WRITTEN PROBLEM -
No pictures belong in the copy; return exactly the lines from the one with "Emit a Python" through the one with "x_08, x_09, x_10]", both ends included, and nothing else.

SUPPLIED MATERIAL -
▬▬▬▬▬▬▬▬▬▬

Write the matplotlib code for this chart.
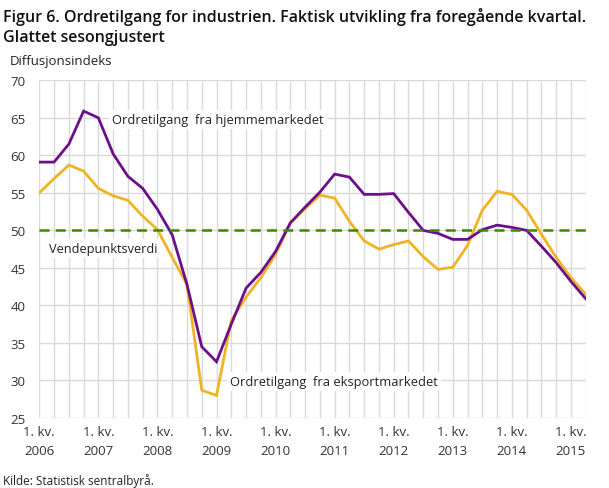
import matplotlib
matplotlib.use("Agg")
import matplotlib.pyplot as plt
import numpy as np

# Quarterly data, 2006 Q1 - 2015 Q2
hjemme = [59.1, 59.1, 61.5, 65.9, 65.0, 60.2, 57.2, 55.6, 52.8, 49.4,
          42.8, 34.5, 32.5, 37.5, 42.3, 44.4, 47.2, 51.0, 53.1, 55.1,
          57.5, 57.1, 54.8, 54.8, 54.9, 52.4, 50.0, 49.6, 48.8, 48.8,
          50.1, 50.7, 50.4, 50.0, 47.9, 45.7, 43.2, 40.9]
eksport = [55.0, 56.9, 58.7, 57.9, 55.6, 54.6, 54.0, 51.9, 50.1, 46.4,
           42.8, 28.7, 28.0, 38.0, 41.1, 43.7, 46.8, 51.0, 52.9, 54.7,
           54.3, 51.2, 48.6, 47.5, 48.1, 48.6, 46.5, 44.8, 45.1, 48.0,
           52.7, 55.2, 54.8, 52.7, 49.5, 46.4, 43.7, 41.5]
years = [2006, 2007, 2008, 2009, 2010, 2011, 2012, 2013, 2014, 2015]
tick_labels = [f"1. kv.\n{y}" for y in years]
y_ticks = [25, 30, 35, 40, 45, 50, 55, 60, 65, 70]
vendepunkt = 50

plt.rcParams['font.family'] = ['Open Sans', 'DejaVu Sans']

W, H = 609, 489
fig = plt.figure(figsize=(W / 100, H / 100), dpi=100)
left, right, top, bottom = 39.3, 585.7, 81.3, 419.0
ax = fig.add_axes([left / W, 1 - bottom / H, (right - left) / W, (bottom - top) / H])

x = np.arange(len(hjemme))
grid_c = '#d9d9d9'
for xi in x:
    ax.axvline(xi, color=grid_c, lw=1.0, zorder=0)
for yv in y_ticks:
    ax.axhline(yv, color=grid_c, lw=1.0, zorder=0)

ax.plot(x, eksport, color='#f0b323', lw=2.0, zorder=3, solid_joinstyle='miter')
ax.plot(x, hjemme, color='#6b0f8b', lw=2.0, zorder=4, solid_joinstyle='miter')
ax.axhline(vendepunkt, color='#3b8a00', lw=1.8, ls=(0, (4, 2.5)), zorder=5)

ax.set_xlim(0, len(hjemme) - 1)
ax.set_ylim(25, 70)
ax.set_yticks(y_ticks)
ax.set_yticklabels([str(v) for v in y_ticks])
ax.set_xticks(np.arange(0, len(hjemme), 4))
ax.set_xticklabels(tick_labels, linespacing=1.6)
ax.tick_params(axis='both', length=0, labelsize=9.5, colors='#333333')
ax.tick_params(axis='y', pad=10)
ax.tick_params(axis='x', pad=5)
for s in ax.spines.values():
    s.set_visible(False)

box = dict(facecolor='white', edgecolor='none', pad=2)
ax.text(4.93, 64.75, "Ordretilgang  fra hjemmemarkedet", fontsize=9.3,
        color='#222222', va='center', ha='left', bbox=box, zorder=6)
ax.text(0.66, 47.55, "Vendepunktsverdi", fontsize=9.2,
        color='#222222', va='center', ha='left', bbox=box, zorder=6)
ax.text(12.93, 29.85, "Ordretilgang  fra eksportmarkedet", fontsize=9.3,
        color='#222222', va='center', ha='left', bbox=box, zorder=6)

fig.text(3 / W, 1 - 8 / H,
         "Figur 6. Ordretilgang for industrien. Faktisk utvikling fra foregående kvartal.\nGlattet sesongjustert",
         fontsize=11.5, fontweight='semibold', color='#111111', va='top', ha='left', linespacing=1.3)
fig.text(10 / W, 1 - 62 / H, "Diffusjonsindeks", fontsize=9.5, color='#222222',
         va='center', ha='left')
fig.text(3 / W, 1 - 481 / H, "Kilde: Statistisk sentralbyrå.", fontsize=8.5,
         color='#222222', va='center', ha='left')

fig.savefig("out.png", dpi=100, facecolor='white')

▬▬▬▬▬▬▬▬▬▬

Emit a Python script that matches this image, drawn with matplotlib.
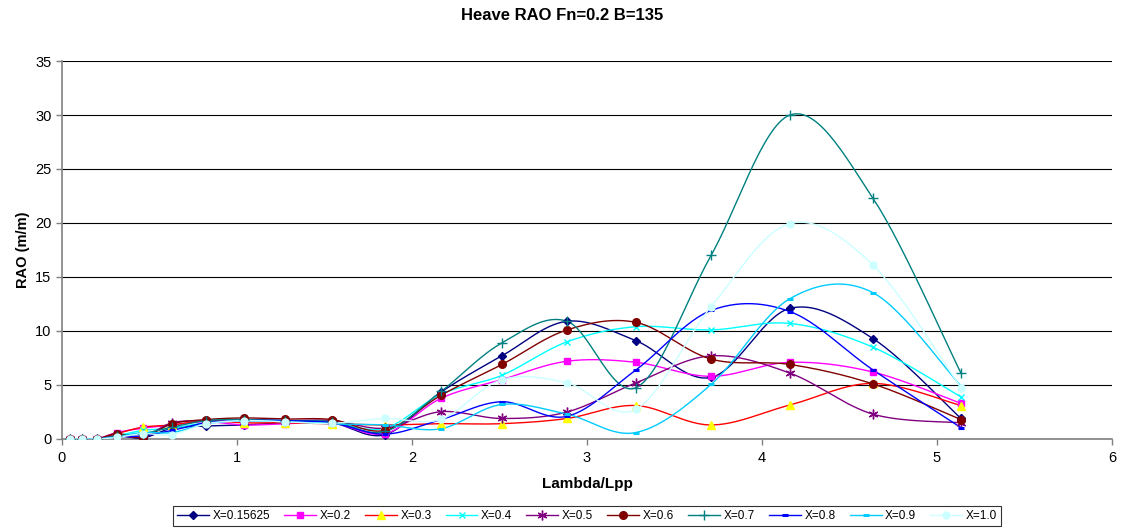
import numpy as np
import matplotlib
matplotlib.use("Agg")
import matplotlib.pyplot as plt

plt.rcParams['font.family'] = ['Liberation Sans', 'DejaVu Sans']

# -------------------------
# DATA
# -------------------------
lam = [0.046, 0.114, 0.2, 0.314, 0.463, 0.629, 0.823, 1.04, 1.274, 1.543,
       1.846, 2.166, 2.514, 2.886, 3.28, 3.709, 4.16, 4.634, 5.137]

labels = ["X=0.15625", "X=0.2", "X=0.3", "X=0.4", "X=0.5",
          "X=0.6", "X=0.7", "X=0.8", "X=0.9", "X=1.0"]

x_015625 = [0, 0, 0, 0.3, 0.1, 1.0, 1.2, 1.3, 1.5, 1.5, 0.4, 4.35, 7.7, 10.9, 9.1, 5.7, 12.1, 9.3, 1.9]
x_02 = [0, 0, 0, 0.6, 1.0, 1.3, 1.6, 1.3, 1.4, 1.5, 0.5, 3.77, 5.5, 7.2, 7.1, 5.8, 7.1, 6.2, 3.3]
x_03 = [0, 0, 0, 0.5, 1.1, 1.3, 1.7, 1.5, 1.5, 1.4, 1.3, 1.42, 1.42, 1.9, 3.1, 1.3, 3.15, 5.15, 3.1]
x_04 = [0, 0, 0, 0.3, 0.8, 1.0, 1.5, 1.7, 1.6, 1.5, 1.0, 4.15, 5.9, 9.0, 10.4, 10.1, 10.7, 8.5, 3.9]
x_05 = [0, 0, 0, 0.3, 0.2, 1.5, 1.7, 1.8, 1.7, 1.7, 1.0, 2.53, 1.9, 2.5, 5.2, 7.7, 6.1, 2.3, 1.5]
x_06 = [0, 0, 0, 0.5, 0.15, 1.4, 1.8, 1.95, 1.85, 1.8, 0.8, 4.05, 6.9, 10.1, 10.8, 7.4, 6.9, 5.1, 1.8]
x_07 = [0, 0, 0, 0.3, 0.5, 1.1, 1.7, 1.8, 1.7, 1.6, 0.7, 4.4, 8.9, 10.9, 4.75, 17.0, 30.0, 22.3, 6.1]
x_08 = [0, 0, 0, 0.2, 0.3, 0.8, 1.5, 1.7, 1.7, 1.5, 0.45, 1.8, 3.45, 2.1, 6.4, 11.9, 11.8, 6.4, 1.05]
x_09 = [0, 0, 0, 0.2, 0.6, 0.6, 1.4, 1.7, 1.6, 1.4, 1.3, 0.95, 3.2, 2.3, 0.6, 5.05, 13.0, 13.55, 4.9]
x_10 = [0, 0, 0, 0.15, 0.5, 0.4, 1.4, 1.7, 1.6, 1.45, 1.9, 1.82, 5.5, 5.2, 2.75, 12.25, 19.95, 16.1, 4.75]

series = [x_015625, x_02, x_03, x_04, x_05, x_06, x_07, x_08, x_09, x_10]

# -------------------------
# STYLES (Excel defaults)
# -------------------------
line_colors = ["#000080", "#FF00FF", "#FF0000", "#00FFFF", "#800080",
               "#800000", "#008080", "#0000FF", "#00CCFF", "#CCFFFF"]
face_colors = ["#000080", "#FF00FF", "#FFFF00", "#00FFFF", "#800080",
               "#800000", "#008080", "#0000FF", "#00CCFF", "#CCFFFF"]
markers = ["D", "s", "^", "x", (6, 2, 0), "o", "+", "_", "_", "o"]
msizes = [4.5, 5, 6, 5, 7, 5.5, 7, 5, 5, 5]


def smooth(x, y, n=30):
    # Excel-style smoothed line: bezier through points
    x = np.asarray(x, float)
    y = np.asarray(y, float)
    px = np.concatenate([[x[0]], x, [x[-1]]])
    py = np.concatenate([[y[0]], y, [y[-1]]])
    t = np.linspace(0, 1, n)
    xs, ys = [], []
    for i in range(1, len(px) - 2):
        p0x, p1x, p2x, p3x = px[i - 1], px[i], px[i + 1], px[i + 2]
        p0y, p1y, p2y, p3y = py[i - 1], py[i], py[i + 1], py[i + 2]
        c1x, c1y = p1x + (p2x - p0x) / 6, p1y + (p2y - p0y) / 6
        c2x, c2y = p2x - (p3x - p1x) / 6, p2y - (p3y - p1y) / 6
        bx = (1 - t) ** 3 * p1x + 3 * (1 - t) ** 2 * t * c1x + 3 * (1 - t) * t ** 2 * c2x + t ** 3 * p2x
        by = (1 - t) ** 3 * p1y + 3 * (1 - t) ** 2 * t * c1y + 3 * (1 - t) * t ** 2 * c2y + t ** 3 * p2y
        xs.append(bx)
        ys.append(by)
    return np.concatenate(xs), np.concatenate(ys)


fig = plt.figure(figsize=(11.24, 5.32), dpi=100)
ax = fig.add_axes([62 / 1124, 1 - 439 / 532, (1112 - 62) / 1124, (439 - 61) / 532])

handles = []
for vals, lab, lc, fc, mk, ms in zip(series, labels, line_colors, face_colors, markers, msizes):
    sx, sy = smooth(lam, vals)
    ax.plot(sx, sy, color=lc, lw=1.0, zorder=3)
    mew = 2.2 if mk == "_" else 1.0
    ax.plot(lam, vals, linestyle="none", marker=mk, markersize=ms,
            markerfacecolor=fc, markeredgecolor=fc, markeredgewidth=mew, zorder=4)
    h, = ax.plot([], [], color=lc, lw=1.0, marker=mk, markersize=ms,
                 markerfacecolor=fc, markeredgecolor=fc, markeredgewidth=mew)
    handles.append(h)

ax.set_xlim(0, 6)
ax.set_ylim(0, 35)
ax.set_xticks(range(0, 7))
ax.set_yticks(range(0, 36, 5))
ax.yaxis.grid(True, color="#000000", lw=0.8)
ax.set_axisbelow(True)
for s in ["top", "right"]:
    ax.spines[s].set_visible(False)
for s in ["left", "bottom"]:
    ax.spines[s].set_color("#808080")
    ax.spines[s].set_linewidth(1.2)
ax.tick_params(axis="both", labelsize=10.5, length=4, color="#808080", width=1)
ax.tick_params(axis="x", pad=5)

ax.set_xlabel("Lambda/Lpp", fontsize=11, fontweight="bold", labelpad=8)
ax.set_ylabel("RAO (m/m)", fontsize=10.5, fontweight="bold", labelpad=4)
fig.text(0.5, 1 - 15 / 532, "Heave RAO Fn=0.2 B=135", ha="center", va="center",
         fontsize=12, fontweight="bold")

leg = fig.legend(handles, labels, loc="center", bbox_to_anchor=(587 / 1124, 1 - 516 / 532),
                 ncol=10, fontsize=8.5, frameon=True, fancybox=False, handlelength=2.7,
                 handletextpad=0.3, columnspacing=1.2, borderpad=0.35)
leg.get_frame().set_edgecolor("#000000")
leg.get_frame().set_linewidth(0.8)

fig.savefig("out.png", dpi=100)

▬▬▬▬▬▬▬▬▬▬

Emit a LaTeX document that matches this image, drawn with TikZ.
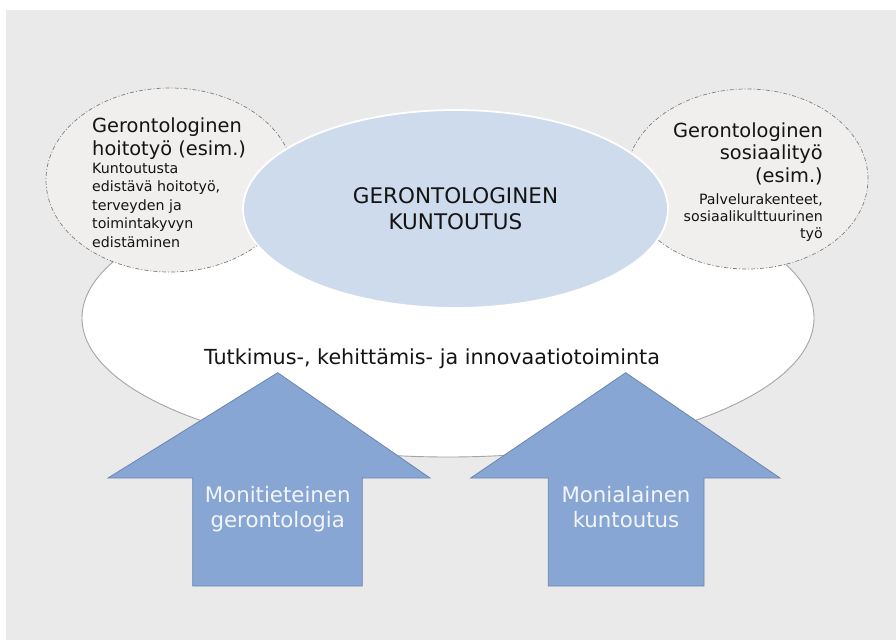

▬▬▬▬▬▬▬▬▬▬

CORRECT ANSWER -
Emit a Python script that matches this image, drawn with matplotlib.
import numpy as np
import matplotlib
matplotlib.use("Agg")
import matplotlib.pyplot as plt

plt.rcParams['font.family'] = ['Liberation Sans', 'DejaVu Sans']

# -------------------------
# DATA
# -------------------------
lam = [0.046, 0.114, 0.2, 0.314, 0.463, 0.629, 0.823, 1.04, 1.274, 1.543,
       1.846, 2.166, 2.514, 2.886, 3.28, 3.709, 4.16, 4.634, 5.137]

labels = ["X=0.15625", "X=0.2", "X=0.3", "X=0.4", "X=0.5",
          "X=0.6", "X=0.7", "X=0.8", "X=0.9", "X=1.0"]

x_015625 = [0, 0, 0, 0.3, 0.1, 1.0, 1.2, 1.3, 1.5, 1.5, 0.4, 4.35, 7.7, 10.9, 9.1, 5.7, 12.1, 9.3, 1.9]
x_02 = [0, 0, 0, 0.6, 1.0, 1.3, 1.6, 1.3, 1.4, 1.5, 0.5, 3.77, 5.5, 7.2, 7.1, 5.8, 7.1, 6.2, 3.3]
x_03 = [0, 0, 0, 0.5, 1.1, 1.3, 1.7, 1.5, 1.5, 1.4, 1.3, 1.42, 1.42, 1.9, 3.1, 1.3, 3.15, 5.15, 3.1]
x_04 = [0, 0, 0, 0.3, 0.8, 1.0, 1.5, 1.7, 1.6, 1.5, 1.0, 4.15, 5.9, 9.0, 10.4, 10.1, 10.7, 8.5, 3.9]
x_05 = [0, 0, 0, 0.3, 0.2, 1.5, 1.7, 1.8, 1.7, 1.7, 1.0, 2.53, 1.9, 2.5, 5.2, 7.7, 6.1, 2.3, 1.5]
x_06 = [0, 0, 0, 0.5, 0.15, 1.4, 1.8, 1.95, 1.85, 1.8, 0.8, 4.05, 6.9, 10.1, 10.8, 7.4, 6.9, 5.1, 1.8]
x_07 = [0, 0, 0, 0.3, 0.5, 1.1, 1.7, 1.8, 1.7, 1.6, 0.7, 4.4, 8.9, 10.9, 4.75, 17.0, 30.0, 22.3, 6.1]
x_08 = [0, 0, 0, 0.2, 0.3, 0.8, 1.5, 1.7, 1.7, 1.5, 0.45, 1.8, 3.45, 2.1, 6.4, 11.9, 11.8, 6.4, 1.05]
x_09 = [0, 0, 0, 0.2, 0.6, 0.6, 1.4, 1.7, 1.6, 1.4, 1.3, 0.95, 3.2, 2.3, 0.6, 5.05, 13.0, 13.55, 4.9]
x_10 = [0, 0, 0, 0.15, 0.5, 0.4, 1.4, 1.7, 1.6, 1.45, 1.9, 1.82, 5.5, 5.2, 2.75, 12.25, 19.95, 16.1, 4.75]

series = [x_015625, x_02, x_03, x_04, x_05, x_06, x_07, x_08, x_09, x_10]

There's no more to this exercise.